Today’s Mike Lupica column expresses exactly how I feel about sending more troops to Afghanistan.
You know when we are going to be out of Afghanistan, where the United States has become just one more losing road team? Sometime around the 12th of Never. The more who die there, the more we send over. This is Obama‘s surge, just without him calling it that, because that would make him sound too much like the big war President before him.
Obama’s critics on the right aren’t doing this to him, neither are career draft dodgers like Dick Cheney. The change candidate becomes just another President telling us that if we lose Afghanistan then there goes Pakistan next, and after that, look out, Minneapolis.

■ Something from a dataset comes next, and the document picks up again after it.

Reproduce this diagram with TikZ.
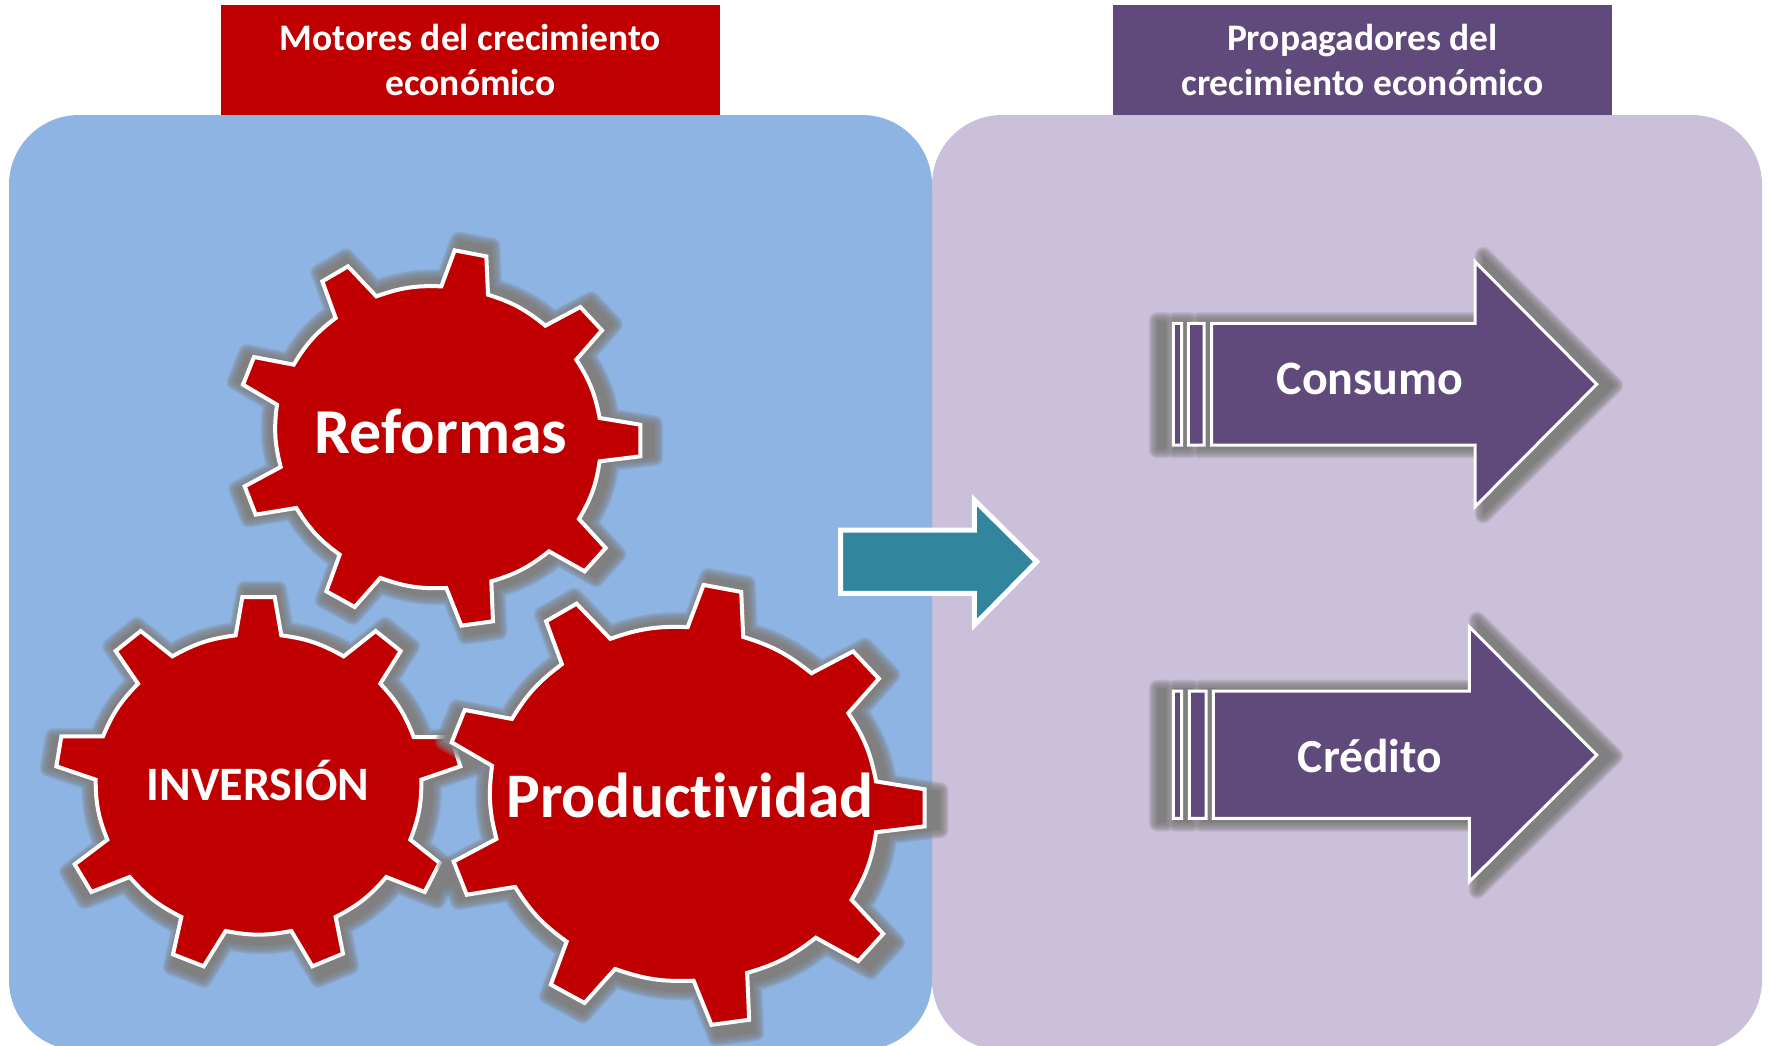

Perhaps President Obama can convince me on Tuesday night that it’s somehow a smart choice, sending 30,000 more Americans to get picked off in Afghanistan. But I sure don’t see the “why” of it from here.
Even with the “why,” I don’t see the “how.” I don’t really believe it’s possible to win in Afghanistan, if “win” means “controlling the country in some manner by force.” Who has in the past? Didn’t we just get done chuckling about the Soviet Union’s dismal failure there? Didn’t anyone in the White House at least read or watch Charlie Wilson’s War? Were they too distracted by Amy Adams‘s great legs to notice the part of the movie where the Soviet Army got clobbered?
A few weeks back I was reading through some old Sherlock Holmes stories, where Dr. Watson remarks on the “Jezail bullet” he caught during his stint in Afghanistan with the British Army. (“The Jezail bullet which I had brought back in one of my limbs as a relic of my Afghan campaign throbbed with dull persistence.”) That was written 120 years ago!
In fact, Watson got his bullet in the Second Afghan War (1878-80), which followed the First Afghan War (1839-42), which started 170 full years ago. The British Empire then was as all-powerful as our military is today, and look where it got them. (They went back for a Third Afghan War in 1919, just for laughs.)
Wars of occupation in Afghanistan just don’t go over very well. It’s not a good fact or a bad fact — it is just a fact.
We should have nabbed Osama bin Laden in Afghanistan when we had the chance. We didn’t. It won’t help throwing 30,000 or 100,000 more troops into an occupied country now.
I’d like to trust President Obama. I’d like to believe he knows far more about world affairs and has much more inside information than I do. I really would. But this just seems nuts. It’s two big scoops of 98% butterfat krazy. It leaves me feeling pretty hopeless.